IMF To Nigeria: End fuel subsidies, Ignore Protests
With controversy swirling around Nigeria’s fuel subsidies, the International Monetary Fund (IMF) asserts that removing fuel subsidies will be the only solution to the country’s economic recovery.
The Executive Directors of the World Economic Outlook report recommended that the government devise a way to compensate the poor, warning that the resources saved should be transparently used.
“Directors highlighted the urgency of fiscal consolidation to create policy space and reduce debt sustainability risks. In this regard, they called for significant domestic revenue mobilisation, including further increasing the value-added tax rate, improving tax compliance, and rationalising tax incentives.
“Directors also urged the removal of untargeted fuel subsidies, with compensatory measures for the poor and transparent use of saved resources. They stressed the importance of further strengthening social safety nets.
“Directors welcomed the removal of the official exchange rate and recommended further measures towards a unified and market-clearing exchange rate to help strengthen Nigeria’s external position, taking advantage of the current favourable conditions. They noted that exchange rate reforms should be accompanied by macroeconomic policies to contain inflation, structural reforms to improve transparency and governance, and clear communications regarding exchange rate policy.
“Directors considered it appropriate to maintain a supportive monetary policy in the near term, with continued vigilance against inflation and balance of payments risks. They encouraged the authorities to stand ready to adjust the monetary stance if inflationary pressures increase. Directors recommended strengthening the monetary operational framework over the medium term—focusing on the primacy of price stability—and scaling back the central bank’s quasi-fiscal operations,” the IMF noted.
In her 2022 Budget Breakdown speech, the Minister of Finance Budget and National Planning, Mrs Zainab Shamsuna Ahmed said that one major way to save the economy from collapsing was to remove oil subsidies.

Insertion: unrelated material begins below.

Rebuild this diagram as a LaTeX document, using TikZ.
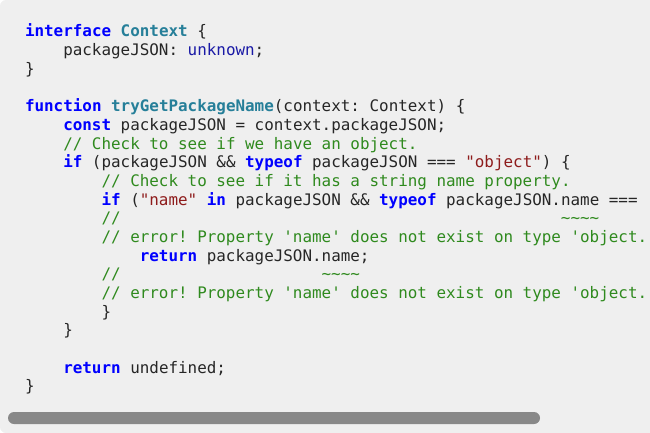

It triggered a backlash with labour unions threatening an indefinite strike.
Government officials backed away from the removal earlier this year, claiming it would worsen Nigerians’ sufferings.
At a meeting with the senate president, Ahmad Lawan, the Minister of Finance Budget and National Planning, Mrs Zainab Shamsuna Ahmed, said the government would work on amending the 2022 Budget to provide funds for that purpose.
According to her, the government has realised that the timing of its planned removal of petrol subsidy is “problematic”, and will worsen the sufferings of Nigerians.
She said the government will not remove subsidies in July as it earlier planned while counting on the upcoming Dangote Refinery to increase the country’s refining capacity.